Even without the clear Disney influence, Free Guy packs a considerable amount of fun into its equally bright premise. Combining the existential paranoia of The Truman Show with the free-for-all debauchery of a Grand Theft Auto entry, the film aims to please as many people as it can by making its characters likeable and enjoyable to be around, injecting zany life into some imaginative action sequences, and an array of visual effects which often don’t look like the best graphics in the world, but oddly gets a free pass because it’s all within a video game where the graphics aren’t meant to be stellar or even that realistic. Its irreverent sense of humour is very on-brand with Ryan Reynolds’ recent filmography, often coming across like Deadpool-lite (a poster for said film even lurks in the background on a gamer’s wall), and it will likely charm or irritate you depending on your taste for Reynolds’ natural charisma. He, of course, carries the film well on the strength of his natural likeability alone, and of the charming supporting cast Jodie Comer fares best as she easily goes from in-game badass (where she gets to keep her native Liverpudlian accent) to gawky real-world geek (with a flawless American accent) with barely a misstep.
Parts of the overall story clearly do follow a particular template, which makes it easy to spot when certain beats are about to happen, and you can also tell that certain parts needed to be trimmed down to get it under a more appropriate running time (an extended scene involving a major cameo does outstay its welcome after a little while). However, for the most part, Free Guy is an entertaining ride that has a lot of heart, plenty of charisma, and enough Mariah Carey needle-drops to make up for the fact that she hasn’t released a proper album in a number of years.

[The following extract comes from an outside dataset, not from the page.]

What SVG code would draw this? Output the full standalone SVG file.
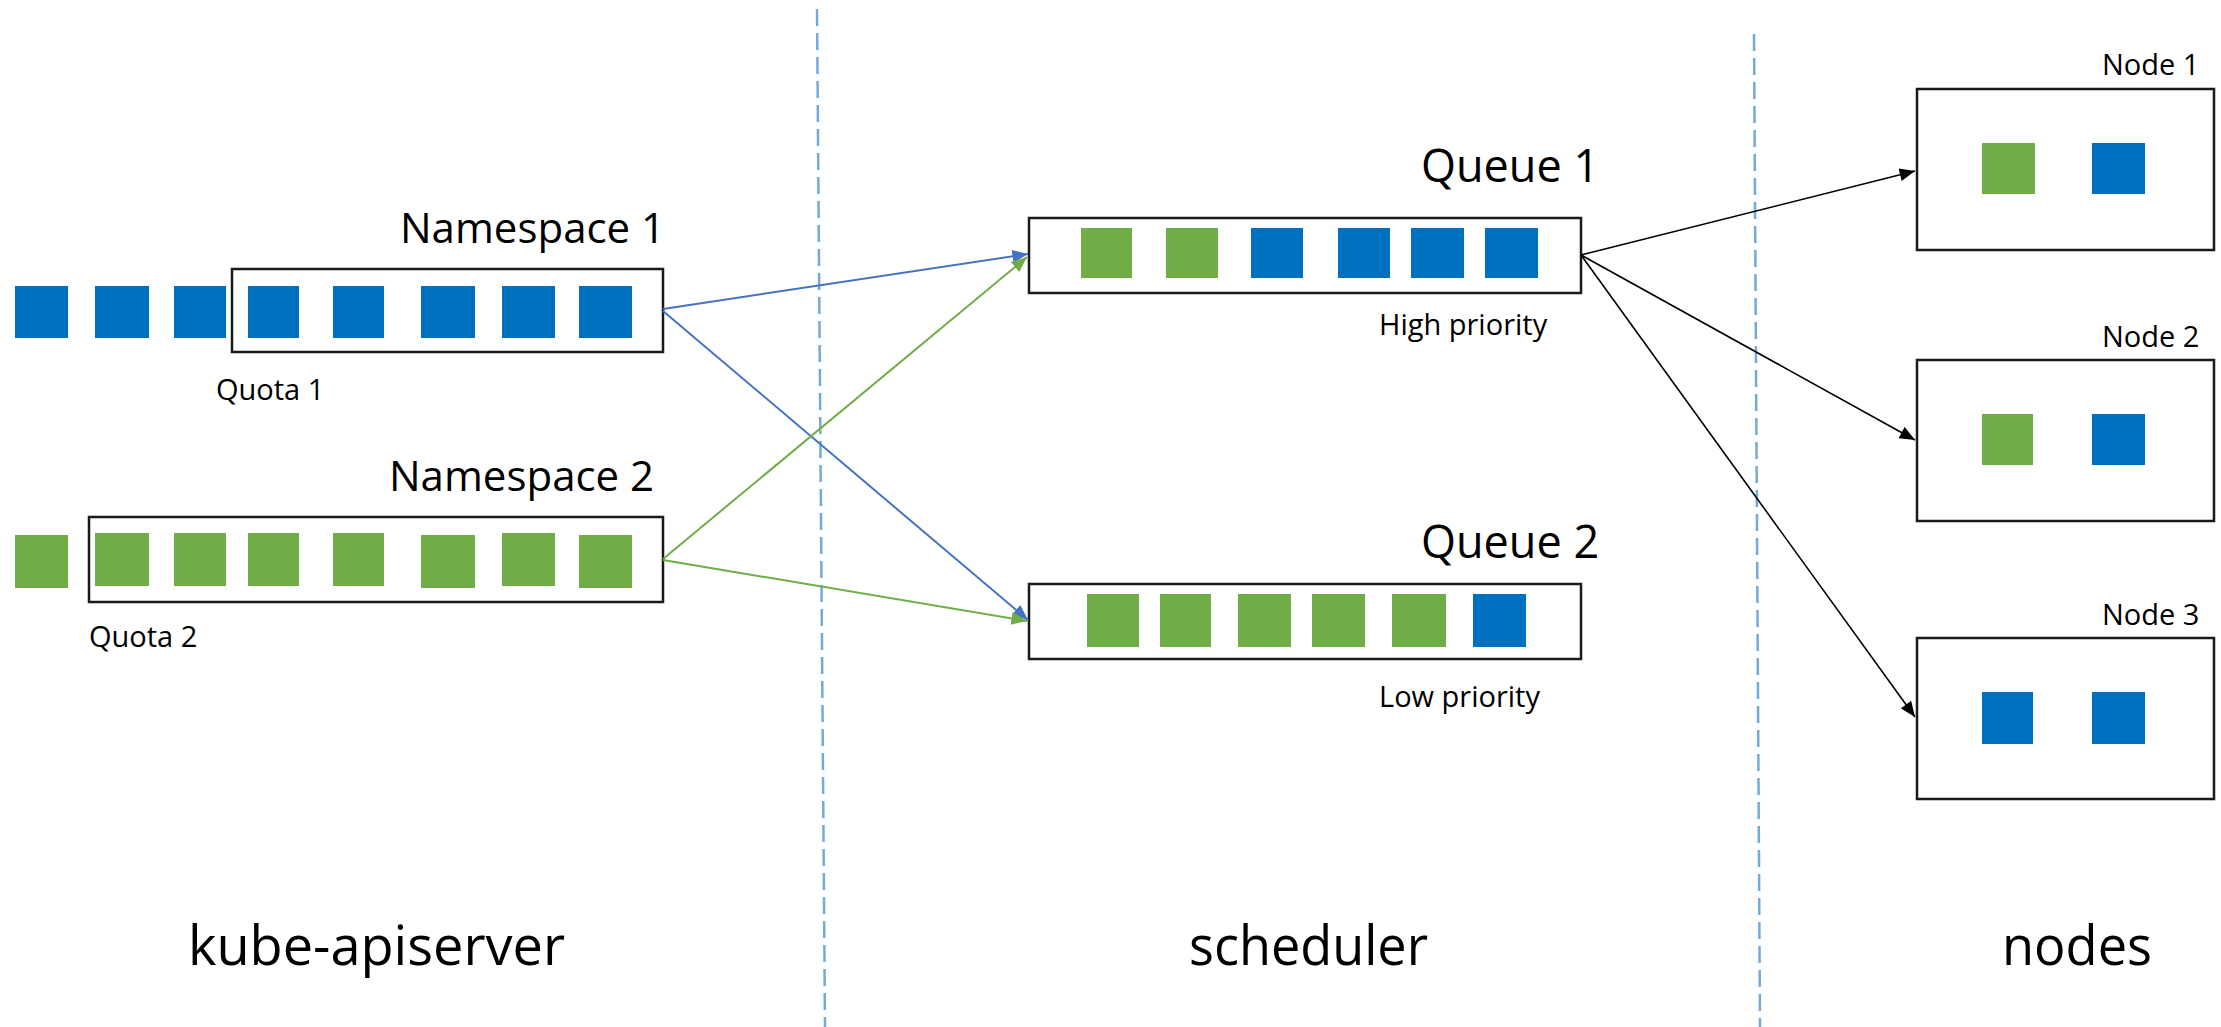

It might not be the summer’s best film, but Free Guy is surely better than just playing video games all day long.
SO, TO SUM UP…
Free Guy is an entertaining high-concept blockbuster that features plenty of heart, charm and optimism from its charismatic cast, fun premise and imaginative action, though occasionally you can spot the template and studio-mandated references shining through the cracks.